By T.J. Buffenbarger
Bill Jacoby is used to close calls on the race track during his sprint car career with SOD, Auto Value Super Sprints, and other Michigan Sprint Car Series on dirt and pavement. Jacoby had a close call of a different kind this week.
Jacoby also enjoys flying and had quite the adventure following the installation of a new engine in his airplane.
“I had about five hours on the engine when I decided it was time to fly further than the basic Marshall (MI) traffic pattern,” said Jacoby. “I flew to Charlotte and landed just for fun. When I powered out everything was good until about 300 feet and then engine lost a cylinder.”
With the engine at max power this situation became critical and Jacoby realized he would need to make the most important landing of his flying career.
“The plane started to stall and drop. I had a corn field in front of me and a bean field to the left. I chose beans and landed without any damage.”
Jacoby was soon greeted a host of emergency vehicles and officials from the Federal Aviation Administration to find out what happened. Even with the close call Jacoby didn’t lose his sense of humor.
“A lot of people were surprised when they got there and found me standing next to the plane talking with the farmer. I think they were expecting to find a big wreck. They should come watch me in a Sprint Car for that.”
Once the plane was moved about 200 yards to get it back on airport property the FAA investigated and eventually returned the plane to Jacoby’s possession. It was discovered a small piece rubber is what brought his plane down. The close call didn’t keep Jacoby on the ground long. Once the repair was made he was back up in the air on Wednesday to test out the airplane. The close call was not far from Jacoby’s mind though realizing how lucky he was.
“I was blessed once again. Turned out to be a super great day to be alive.”
While the rest of the sprint car world prepares for the Knoxville Nationals Michigan sprint car fans have one of their busiest stretches of the season starting this weekend. Three different dirt series are having two nights of racing throughout the state and in Northern Indiana. 360, 410/open, and non-wing sprint cars all will be featured over the next two days.

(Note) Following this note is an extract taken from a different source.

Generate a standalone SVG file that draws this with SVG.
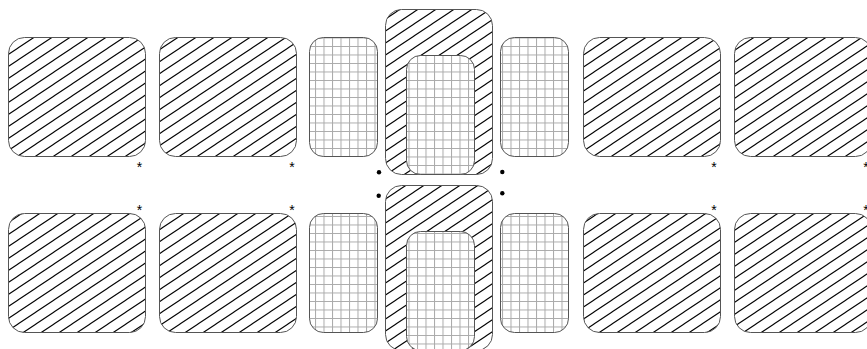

The Engine Pro Sprints on Dirt presented by ARP has a two night stand at Michigan’s only weekly sprint car track, Butler Motor Speedway. Chad Blonde is leading the SOD points going into his home track for the two night affair looking to extend lead over Shawn Valenti. Blonde will be up against formidable youngster and Butler point leader Boston Mead.
The Great Lakes Super Sprints make their only southwest Michigan appearance Friday at Hartford Motor Speedway before making the short jaunt south Saturday to the Plymouth Speedway. This weekend sets up a stretch run for GLSS. Dustin Daggett holds a 209 point lead over Phil Gressman going into the weekend. With the National Racing Alliance off this weekend and several teams heading west to the 360 Knoxville Nationals look for a few different faces near the front this weekend at Hartford and Plymouth.
The Lane Automotive Michigan Traditional Sprints may have the most intriguing two nights of racing this week Friday at I-96 Speedway and Saturday at Thunderbird Raceway. I-96 and Thunderbird arguably develop the biggest cushions of any dirt track in the state and are not afraid to lay the water and/or till the racing surface, potentially giving MTS its two heaviest track surfaces to compete on of the season. Thunderbird in particular has been juicy (by Michigan standards) all season.
All three weekend options are solid. The racing season here is winding down with Labor Day approaching and only a handful of specials following that weekend. With most schools now starting before Labor Day this is a perfect chance to get out to the race track and see a sprint car race.